Improving rates of advance directive discussions among managed care nursing home enrollees.

BACKGROUND: Discussions about advance directives should be offered to all nursing home residents. Managed Medicare programs for nursing home residents allow for the development of performance improvement initiatives to ensure that these discussions occur and are documented. PURPOSE: To assess the effectiveness of an intervention to increase discussion and documentation of advance directives for enrollees in a managed Medicare program for nursing home residents, and to evaluate whether this intervention affected preferences for cardiopulmonary resuscitation (CPR) and hospitalization among enrollees. SUBJECTS: Participants were 4,248 enrollees in a managed Medicare program in 1996, and 6,598 enrollees in 1997, in Georgia, Maryland, Massachusetts, Minnesota, Arizona, and Florida. DESIGN: Descriptive study of a quality improvement initiative. METHODS: A chart review was conducted in the fall of 1996 to determine the prevalence of documented advance directive discussions among all enrollees, and the preferences regarding CPR and hospitalization. Because the discussion rates varied across sites, and were lower than expected, each site developed strategies to improve advance directive discussion and documentation. One year later, a similar survey was conducted to determine the efficacy of the interventions, as well as to assess the impact, if any, on rates of desire for CPR and hospitalization. RESULTS: Documented discussions of advance directives increased across the six sites from 73% to 85% (P < 0.001).
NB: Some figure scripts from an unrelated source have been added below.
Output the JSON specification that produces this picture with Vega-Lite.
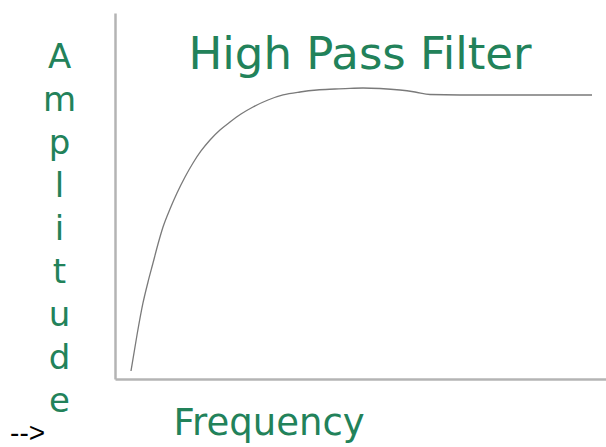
{
  "$schema": "https://vega.github.io/schema/vega-lite/v6.json",
  "width": 491,
  "height": 366,
  "autosize": {"type": "none"},
  "padding": {"left": 115, "top": 13, "right": 0, "bottom": 68},
  "background": "white",
  "config": {"view": {"stroke": null}},
  "layer": [
    {
      "data": {
        "values": [
          {"f": 3.26, "a": 2.19},
          {"f": 4.48, "a": 12.02},
          {"f": 5.70, "a": 20.77},
          {"f": 6.72, "a": 26.50},
          {"f": 7.74, "a": 31.69},
          {"f": 8.76, "a": 36.89},
          {"f": 9.78, "a": 41.53},
          {"f": 11.20, "a": 46.45},
          {"f": 12.63, "a": 50.82},
          {"f": 14.26, "a": 55.19},
          {"f": 15.89, "a": 59.02},
          {"f": 17.52, "a": 62.30},
          {"f": 19.35, "a": 65.30},
          {"f": 21.38, "a": 68.03},
          {"f": 23.42, "a": 70.22},
          {"f": 25.66, "a": 72.40},
          {"f": 28.11, "a": 74.32},
          {"f": 31.16, "a": 76.23},
          {"f": 34.22, "a": 77.60},
          {"f": 37.68, "a": 78.42},
          {"f": 41.14, "a": 78.96},
          {"f": 44.81, "a": 79.23},
          {"f": 47.86, "a": 79.43},
          {"f": 50.51, "a": 79.51},
          {"f": 53.97, "a": 79.37},
          {"f": 58.04, "a": 78.96},
          {"f": 61.10, "a": 78.42},
          {"f": 64.15, "a": 77.73},
          {"f": 70.26, "a": 77.60},
          {"f": 78.41, "a": 77.60},
          {"f": 88.59, "a": 77.60},
          {"f": 97.15, "a": 77.60}
        ]
      },
      "mark": {"type": "line", "interpolate": "monotone", "color": "#7a7a7a", "strokeWidth": 1.3},
      "encoding": {
        "x": {
          "field": "f",
          "type": "quantitative",
          "scale": {"domain": [0, 100], "nice": false, "zero": false},
          "axis": {
            "orient": "bottom",
            "ticks": false,
            "labels": false,
            "grid": false,
            "domainColor": "#b4b4b4",
            "domainWidth": 2.5,
            "title": "Frequency",
            "titleFont": "DejaVu Sans",
            "titleFontSize": 37,
            "titleFontWeight": "normal",
            "titleColor": "#22825a",
            "titleAlign": "left",
            "titleAnchor": "start",
            "titleBaseline": "alphabetic",
            "titleX": 58,
            "titleY": 55
          }
        },
        "y": {
          "field": "a",
          "type": "quantitative",
          "scale": {"domain": [0, 100], "nice": false, "zero": false},
          "axis": {
            "orient": "left",
            "ticks": false,
            "labels": false,
            "grid": false,
            "domainColor": "#b4b4b4",
            "domainWidth": 2.5,
            "title": ["A", "m", "p", "l", "i", "t", "u", "d", "e"],
            "titleFont": "DejaVu Sans",
            "titleFontSize": 34,
            "titleFontWeight": "normal",
            "titleColor": "#22825a",
            "titleAngle": 0,
            "titleAlign": "center",
            "titleBaseline": "top",
            "titleLineHeight": 43,
            "titleX": -56,
            "titleY": 27
          }
        }
      }
    },
    {
      "data": {"values": [{"f": 49.9, "a": 84.7, "note": "High Pass Filter"}]},
      "mark": {"type": "text", "font": "DejaVu Sans", "fontSize": 45, "color": "#22825a", "align": "center", "baseline": "alphabetic", "clip": false},
      "encoding": {
        "x": {"field": "f", "type": "quantitative"},
        "y": {"field": "a", "type": "quantitative"},
        "text": {"field": "note"}
      }
    },
    {
      "data": {"values": [{"f": -17.8, "a": -17.2, "note": "-->"}]},
      "mark": {"type": "text", "font": "Liberation Sans", "fontSize": 28, "color": "#000000", "align": "center", "baseline": "alphabetic", "clip": false},
      "encoding": {
        "x": {"field": "f", "type": "quantitative"},
        "y": {"field": "a", "type": "quantitative"},
        "text": {"field": "note"}
      }
    }
  ]
}
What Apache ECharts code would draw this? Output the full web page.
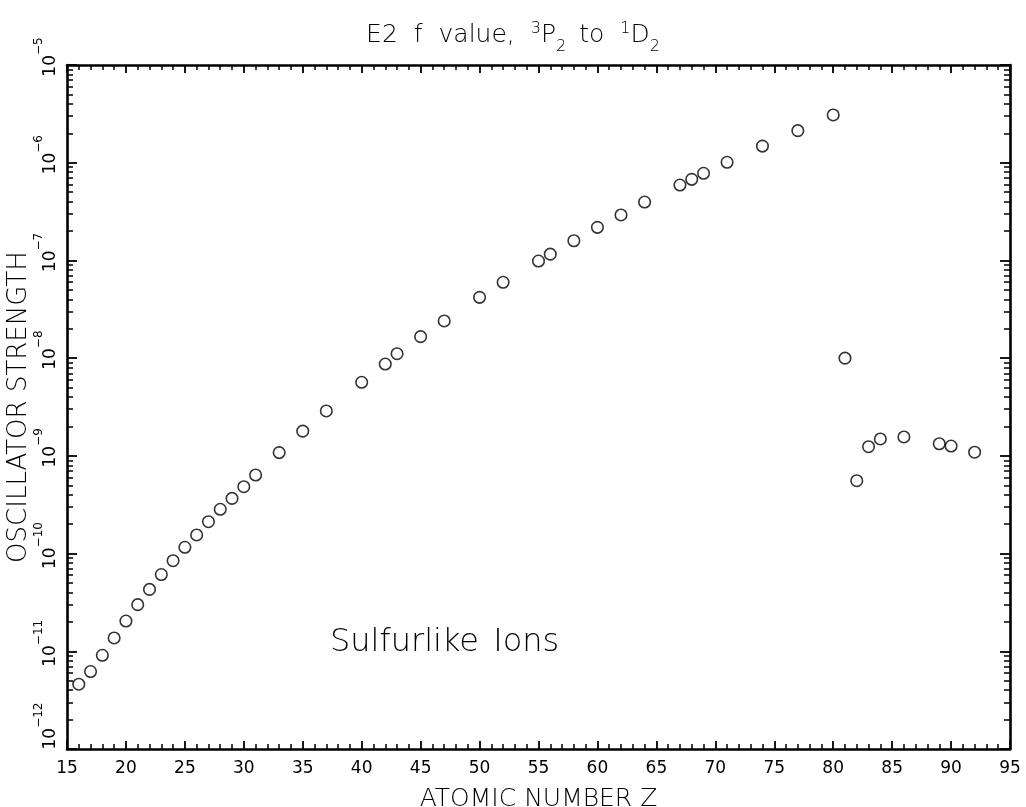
<!DOCTYPE html>
<html>
<head>
<meta charset="utf-8">
<title>E2 f value, 3P2 to 1D2</title>
<script src="https://cdn.jsdelivr.net/npm/echarts@6/dist/echarts.min.js"></script>
<style>
html, body { margin: 0; padding: 0; background: #fff; }
#chart { width: 1026px; height: 807px; }
</style>
</head>
<body>
<div id="chart"></div>
<script>
// sulfurlike ions: atomic number and E2 oscillator strength
const atomicNumbers = [
    16, 17, 18, 19, 20, 21, 22, 23, 24, 25, 26, 27, 28, 29, 30, 31,
    33, 35, 37, 40, 42, 43, 45, 47, 50, 52, 55, 56, 58, 60, 62, 64,
    67, 68, 69, 71, 74, 77, 80, 81, 82, 83, 84, 86, 89, 90, 92
];
const oscStrengths = [
    4.6e-12, 6.2e-12, 9.1e-12, 1.37e-11, 2.04e-11, 3.0e-11, 4.3e-11, 6.1e-11,
    8.45e-11, 1.16e-10, 1.55e-10, 2.12e-10, 2.84e-10, 3.67e-10, 4.83e-10, 6.37e-10,
    1.08e-9, 1.79e-9, 2.88e-9, 5.66e-9, 8.7e-9, 1.11e-8, 1.66e-8, 2.4e-8,
    4.19e-8, 5.97e-8, 9.86e-8, 1.16e-7, 1.59e-7, 2.18e-7, 2.92e-7, 3.96e-7,
    5.91e-7, 6.76e-7, 7.8e-7, 1.01e-6, 1.48e-6, 2.13e-6, 3.08e-6, 1.0e-8,
    5.57e-10, 1.24e-9, 1.49e-9, 1.56e-9, 1.33e-9, 1.26e-9, 1.09e-9
];

// axis ranges and ticks
const xRange = [15, 95];
const xStep = 5;
const yDecades = [-12, -11, -10, -9, -8, -7, -6, -5];
const minorMultipliers = [2, 3, 4, 5, 6, 7, 8, 9];

const FONT = 'DejaVu Sans';
const INK = '#000';

// minor ticks of the log axis, as exponents for the helper axes
const minorExps = [];
yDecades.slice(0, -1).forEach(d => {
    minorMultipliers.forEach(m => minorExps.push(d + Math.log10(m)));
});

function yLabel(v) {
    const e = Math.round(Math.log10(v));
    const sup = '\u2212' + Math.abs(e);
    if (e === yDecades[0]) return '{bmin|10}{s|' + sup + '}';
    return '{b|10}{s|' + sup + '}';
}

const frameLine = { show: true, onZero: false, lineStyle: { color: INK, width: 2.6 } };

function xAxisDef(pos, labels) {
    return {
        type: 'value',
        position: pos,
        min: xRange[0],
        max: xRange[1],
        interval: xStep,
        axisLine: frameLine,
        axisTick: { show: true, inside: true, length: 8, lineStyle: { color: INK, width: 1.8 } },
        minorTick: { show: true, splitNumber: 5, length: 5, lineStyle: { color: INK, width: 1.5 } },
        splitLine: { show: false },
        minorSplitLine: { show: false },
        axisLabel: {
            show: labels,
            fontFamily: FONT,
            fontSize: 17,
            color: INK,
            margin: 11
        },
        name: labels ? 'ATOMIC NUMBER Z' : '',
        nameLocation: 'middle',
        nameGap: 38,
        nameMoveOverlap: false,
        nameTextStyle: { fontFamily: FONT, fontSize: 25, color: INK, fontWeight: 200 }
    };
}

function logAxisDef(pos, labels) {
    return {
        type: 'log',
        logBase: 10,
        position: pos,
        min: Math.pow(10, yDecades[0]),
        max: Math.pow(10, yDecades[yDecades.length - 1]),
        splitNumber: yDecades.length - 1,
        axisLine: frameLine,
        axisTick: { show: true, inside: true, length: 10, lineStyle: { color: INK, width: 1.8 } },
        splitLine: { show: false },
        axisLabel: {
            show: labels,
            rotate: 90,
            margin: -2,
            color: INK,
            formatter: yLabel,
            rich: {
                b: { fontFamily: FONT, fontSize: 17, color: INK, padding: [0, 0, 0, 16] },
                bmin: { fontFamily: FONT, fontSize: 17, color: INK, padding: [0, 0, 0, 46] },
                s: { fontFamily: FONT, fontSize: 12, color: INK, padding: [0, 0, 24, 0] }
            }
        },
        name: labels ? 'OSCILLATOR STRENGTH' : '',
        nameLocation: 'middle',
        nameGap: 35,
        nameMoveOverlap: false,
        nameTextStyle: { fontFamily: FONT, fontSize: 26, color: INK, fontWeight: 200 }
    };
}

// helper axes in exponent space, only for the 2..9 minor ticks
function minorAxisDef(pos) {
    return {
        type: 'value',
        position: pos,
        min: yDecades[0],
        max: yDecades[yDecades.length - 1],
        axisLine: { show: false },
        axisLabel: { show: false },
        splitLine: { show: false },
        axisTick: {
            show: true,
            inside: true,
            length: 6,
            customValues: minorExps,
            lineStyle: { color: INK, width: 1.5 }
        }
    };
}

const chart = echarts.init(document.getElementById('chart'), null, { renderer: 'canvas' });

const titleFont = { fontFamily: FONT, color: INK, fontWeight: 200 };

const option = {
    backgroundColor: '#fff',
    animation: false,
    title: [
        {
            // words spaced out like the original plot lettering
            text: '{w|E2 }{w|f }{w|value, }{sup|3}{b|P}{subw|2 }{w|to }{sup|1}{b|D}{sub|2}',
            left: 'center',
            top: 15,
            padding: 0,
            textStyle: {
                rich: {
                    b: Object.assign({ fontSize: 25 }, titleFont),
                    w: Object.assign({ fontSize: 25, padding: [0, 8, 0, 0] }, titleFont),
                    sup: Object.assign({ fontSize: 16, padding: [0, 0, 12, 0] }, titleFont),
                    sub: Object.assign({ fontSize: 16, padding: [24, 0, 0, 0] }, titleFont),
                    subw: Object.assign({ fontSize: 16, padding: [24, 8, 0, 0] }, titleFont)
                }
            }
        },
        {
            text: '{a|Sulfurlike }{a|Ions}',
            left: 330,
            top: 627,
            padding: 0,
            textStyle: {
                rich: {
                    a: Object.assign({ fontSize: 32, padding: [0, 4, 0, 0] }, titleFont)
                }
            }
        }
    ],
    grid: {
        left: 67,
        right: 16,
        top: 65,
        bottom: 58,
        containLabel: false,
        outerBoundsMode: 'none'
    },
    xAxis: [xAxisDef('bottom', true), xAxisDef('top', false)],
    yAxis: [
        logAxisDef('left', true),
        logAxisDef('right', false),
        minorAxisDef('left'),
        minorAxisDef('right')
    ],
    series: [
        {
            type: 'scatter',
            xAxisIndex: 0,
            yAxisIndex: 0,
            data: atomicNumbers.map((z, i) => [z, oscStrengths[i]]),
            symbol: 'circle',
            symbolSize: 11.5,
            itemStyle: { color: 'rgba(0,0,0,0)', borderColor: INK, borderWidth: 1.6 },
            emphasis: { disabled: true },
            silent: true
        }
    ]
};

chart.setOption(option);
</script>
</body>
</html>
The overall percentage of patients desiring CPR did not change following the intervention (18%). However, there were geographical differences in the desire for CPR among enrollees, with those in Minnesota (8%), Arizona (11%), and Florida (12%) desiring it the least, and those in Massachusetts (20%), Georgia (29%), and Maryland (29%) desiring it the most. The overall percentage of desire for hospitalization decreased from 65% to 62% (P < 0.001). Enrollees in Georgia were most likely to want hospitalization (87%), and enrollees in Minnesota were the least likely to want hospitalization (57%). CONCLUSIONS: In a managed care program, documentation of advance directive discussions can be increased with focused efforts. Overall, most enrollees did not desire CPR, but a majority desired hospitalization. Despite the similarity of interventions and program philosophy across sites, significant geographic variations in desire for CPR and hospitalization remained.